# Wie installiere ich die api index.html in meinen java editor



## Johnny990 (1. Nov 2006)

hallo leute!

ich in absoluter anfänger!!!

Brauche dringend eure Hilfe! Und zwar, wie installiere ich die documentation , also die api in meinen Java editor! Bzw wie integriere ich sie darin!

hab die version jdk1.5.0.0_9 aber da ist diese index.html datei nicht dabei!
also wo bekomm ich sie her und wie integrier ich sie im editor!

hab übrigens den Editor wo so ein schnemann auf dem desktop ist

vielen Dak für jede antwort

Mfg


----------



## Wildcard (1. Nov 2006)

Johnny990 hat gesagt.:
			
		

> hab übrigens den Editor wo so ein schnemann auf dem desktop ist


rofl. Tolle Beschreibung  :lol:


----------



## Johnny990 (1. Nov 2006)

also : Der Editor:

Java Editor7.04a
(c) herhard Röhner

verwendete Komponenten: syn Edit1.3
UML Darstellung: Ess Modell

Unter folgendem Link ist er downzuloaden 

http://lernen.bildung.hessen.de/informatik/javaeditor/index.htm


----------



## L-ectron-X (1. Nov 2006)

Johnny990 hat gesagt.:
			
		

> hab die version jdk1.5.0.0_9 aber da ist diese index.html datei nicht dabei!
> also wo bekomm ich sie her und wie integrier ich sie im editor!

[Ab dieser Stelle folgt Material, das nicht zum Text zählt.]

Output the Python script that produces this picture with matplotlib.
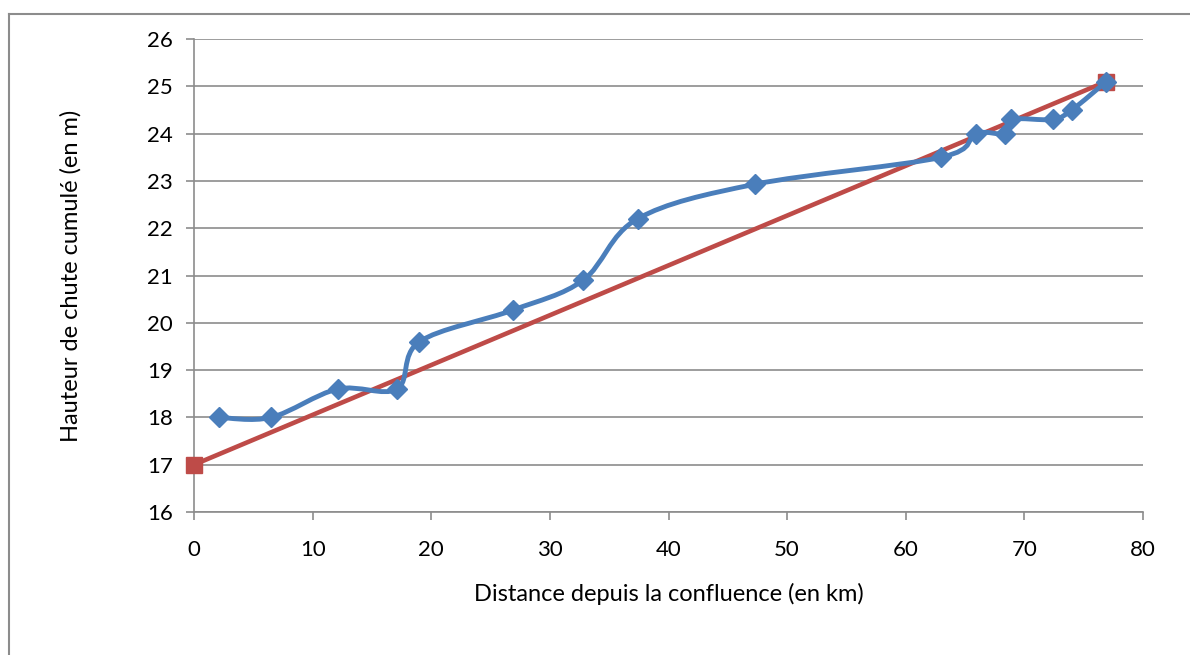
import matplotlib
matplotlib.use('Agg')
import matplotlib.pyplot as plt
from matplotlib.path import Path
from matplotlib.patches import PathPatch
from matplotlib.lines import Line2D

# distance (km) / cumulative drop height (m)
distance = [2.1, 6.5, 12.1, 17.1, 19.0, 26.9, 32.8, 37.4, 47.3,
            63.0, 65.9, 68.4, 68.9, 72.4, 74.0, 76.9]
height = [18.0, 18.0, 18.6, 18.6, 19.6, 20.27, 20.9, 22.2, 22.93,
          23.5, 24.0, 24.0, 24.3, 24.3, 24.5, 25.1]

trend_x = [0, 76.9]
trend_y = [17.0, 25.1]

xticks = list(range(0, 81, 10))
yticks = list(range(16, 27))

BLUE = '#4a7ebb'
RED = '#be4b48'
GRID = '#8c8c8c'


def smooth_path(xs, ys):
    # Excel-like smoothed line: cubic bezier through every point
    pts = list(zip(xs, ys))
    verts = [pts[0]]
    codes = [Path.MOVETO]
    n = len(pts)
    for i in range(n - 1):
        p0 = pts[i - 1] if i > 0 else pts[i]
        p1 = pts[i]
        p2 = pts[i + 1]
        p3 = pts[i + 2] if i + 2 < n else pts[i + 1]
        c1 = (p1[0] + (p2[0] - p0[0]) / 6, p1[1] + (p2[1] - p0[1]) / 6)
        c2 = (p2[0] - (p3[0] - p1[0]) / 6, p2[1] - (p3[1] - p1[1]) / 6)
        verts += [c1, c2, p2]
        codes += [Path.CURVE4] * 3
    return Path(verts, codes)


plt.rcParams['font.family'] = ['Lato', 'DejaVu Sans']

fig = plt.figure(figsize=(11.9, 6.55), dpi=100)
ax = fig.add_axes([194 / 1190, 1 - 512 / 655, (1143 - 194) / 1190, (512 - 39) / 655])

# outer chart frame (left and top edges visible)
fig.add_artist(Line2D([9 / 1190, 9 / 1190], [0, 1 - 14 / 655], color='#8c8c8c', lw=1.5))
fig.add_artist(Line2D([9 / 1190, 1], [1 - 14 / 655, 1 - 14 / 655], color='#8c8c8c', lw=1.5))

ax.plot(trend_x, trend_y, color=RED, lw=3.3, marker='s', ms=12, zorder=3, clip_on=False)

ax.add_patch(PathPatch(smooth_path(distance, height), facecolor='none',
                       edgecolor=BLUE, lw=3.5, zorder=4))
ax.plot(distance, height, ls='none', marker='D', ms=10, color=BLUE, zorder=5, clip_on=False)

ax.set_xlim(0, 80)
ax.set_ylim(16, 26)
ax.set_xticks(xticks)
ax.set_yticks(yticks)
ax.yaxis.grid(True, color=GRID, lw=1.2)
ax.set_axisbelow(True)

for s in ['top', 'right']:
    ax.spines[s].set_visible(False)
for s in ['left', 'bottom']:
    ax.spines[s].set_color(GRID)
    ax.spines[s].set_linewidth(1.2)

ax.tick_params(axis='both', direction='out', length=6, width=1.2, color=GRID,
               labelsize=16)
ax.tick_params(axis='x', pad=14)
ax.tick_params(axis='y', pad=9)

ax.set_xlabel('Distance depuis la confluence (en km)', fontsize=17, labelpad=17)
ax.set_ylabel('Hauteur de chute cumulé (en m)', fontsize=17, labelpad=47)

fig.savefig('out.png', dpi=100)
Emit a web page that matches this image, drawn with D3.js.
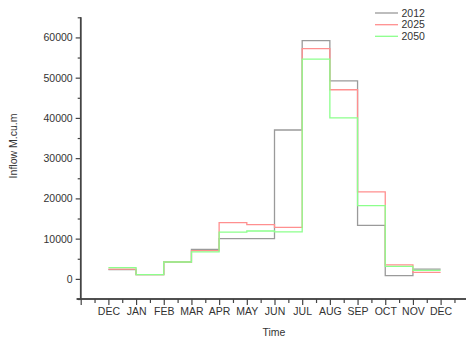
<!DOCTYPE html>
<html>
<head>
<meta charset="utf-8">
<script src="https://cdn.jsdelivr.net/npm/d3@7/dist/d3.min.js"></script>
<style>
html,body{margin:0;padding:0;background:#fff;}
svg{display:block;font-family:"Liberation Sans",Arial,sans-serif;}
</style>
</head>
<body>
<svg id="chart" width="466" height="338"></svg>
<script>
// ---- data ----
const monthLabels = ["DEC","JAN","FEB","MAR","APR","MAY","JUN","JUL","AUG","SEP","OCT","NOV","DEC"];
const seriesNames = ["2012","2025","2050"];
const seriesColors = ["#9a9a9a","#ff8f8f","#8cff8c"];
// one value per interval between consecutive month ticks (DEC-JAN ... NOV-DEC)
const values2012 = [2300, 1050, 4200, 7300, 10000, 10000, 37000, 59200, 49200, 13300, 800, 2400];
const values2025 = [2400, 1050, 4200, 7000, 14000, 13500, 12800, 57200, 47000, 21600, 3500, 1600];
const values2050 = [2800, 1050, 4200, 6700, 11600, 11900, 11700, 54600, 40000, 18200, 3100, 2100];
const yMajorTicks = [0, 10000, 20000, 30000, 40000, 50000, 60000];
const yMinorTicks = [-5000, 5000, 15000, 25000, 35000, 45000, 55000, 65000];

const allSeries = [values2012, values2025, values2050];

const svg = d3.select("#chart");
const x = d3.scaleLinear().domain([-1, 13]).range([80.7, 468.3]);
const y = d3.scaleLinear().domain([-5000, 65000]).range([299, 17.3]);

const axisColor = "#444";
const textColor = "#333";

// series step lines
const line = d3.line()
  .x(d => x(d[0]))
  .y(d => y(d[1]))
  .curve(d3.curveStepAfter);

allSeries.forEach((vals, si) => {
  const pts = vals.map((v, i) => [i, v]);
  pts.push([vals.length, vals[vals.length - 1]]);
  svg.append("path")
    .attr("d", line(pts))
    .attr("fill", "none")
    .attr("stroke", seriesColors[si])
    .attr("stroke-width", 1.3);
});

// Y axis
const yAxisMajor = d3.axisLeft(y).tickValues(yMajorTicks).tickSize(5).tickPadding(3).tickFormat(d3.format("d"));
const yAxisMinor = d3.axisLeft(y).tickValues(yMinorTicks).tickSize(3).tickFormat("");
const gy = svg.append("g").attr("transform", `translate(${x(-1)},0)`);
gy.call(yAxisMajor);
const gyMinor = svg.append("g").attr("transform", `translate(${x(-1)},0)`).call(yAxisMinor);
[gy, gyMinor].forEach(g => {
  g.select(".domain").attr("stroke", axisColor).attr("stroke-width", 1.5).attr("d", `M0,${y(-5000)}V${y(65000)}`);
  g.selectAll(".tick line").attr("stroke", axisColor).attr("stroke-width", 1.2);
  g.selectAll(".tick text").attr("fill", textColor).style("font-size", "10.5px");
});

// X axis
const xMajor = d3.range(-1, 14);
const xMinor = d3.range(-0.5, 13, 1);
const xAxisMajor = d3.axisBottom(x).tickValues(xMajor).tickSize(6).tickPadding(3)
  .tickFormat(d => (d >= 0 && d < monthLabels.length) ? monthLabels[d] : "");
const xAxisMinor = d3.axisBottom(x).tickValues(xMinor).tickSize(4).tickFormat("");
const gx = svg.append("g").attr("transform", `translate(0,${y(-5000)})`).call(xAxisMajor);
const gxMinor = svg.append("g").attr("transform", `translate(0,${y(-5000)})`).call(xAxisMinor);
[gx, gxMinor].forEach(g => {
  g.select(".domain").attr("stroke", axisColor).attr("stroke-width", 1.5).attr("d", `M${x(-1) - 4},0H${x(13)}`);
  g.selectAll(".tick line").attr("stroke", axisColor).attr("stroke-width", 1.2);
  g.selectAll(".tick text").attr("fill", textColor).style("font-size", "10.5px");
});

// axis titles
svg.append("text")
  .attr("transform", "translate(17,146) rotate(-90)")
  .attr("text-anchor", "middle")
  .attr("fill", textColor)
  .style("font-size", "10.5px")
  .text("Inflow M.cu.m");
svg.append("text")
  .attr("x", 274).attr("y", 336)
  .attr("text-anchor", "middle")
  .attr("fill", textColor)
  .style("font-size", "10.5px")
  .text("Time");

// legend
const legendY = [13, 24.7, 36.3];
seriesNames.forEach((name, i) => {
  svg.append("line")
    .attr("x1", 375).attr("x2", 398)
    .attr("y1", legendY[i]).attr("y2", legendY[i])
    .attr("stroke", seriesColors[i]).attr("stroke-width", 1.3);
  svg.append("text")
    .attr("x", 401.5).attr("y", legendY[i])
    .attr("dy", "0.35em")
    .attr("fill", textColor)
    .style("font-size", "10.5px")
    .text(name);
});
</script>
</body>
</html>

Im JDK ist die API-Doc nicht integriert. Sie muss extra heruntergeladen werden.
Den Link zur API-Doc findest du hier: http://java.sun.com/javase/downloads/index.jsp
Die API-Doc kannst du dann über die Konfiguration vom Java-Editor einbauen. 



			
				Johnny990 hat gesagt.:
			
		

> hab übrigens den Editor wo so ein schnemann auf dem desktop ist


Das ist kein Schneemann sondern Duke, das offizielle Java-Maskottchen.


----------



## Leroy42 (2. Nov 2006)

L-ectron-X hat gesagt.:
			
		

> Johnny990 hat gesagt.:
> 
> 
> 
> ...



Warum sagst du das nicht früher?  :x 

Jetzt habe ich stundenlang Editoren installiert, nur um diesen
Schneemann, der ja keiner ist, auf dem Desktop zu sehen.   

(  )


----------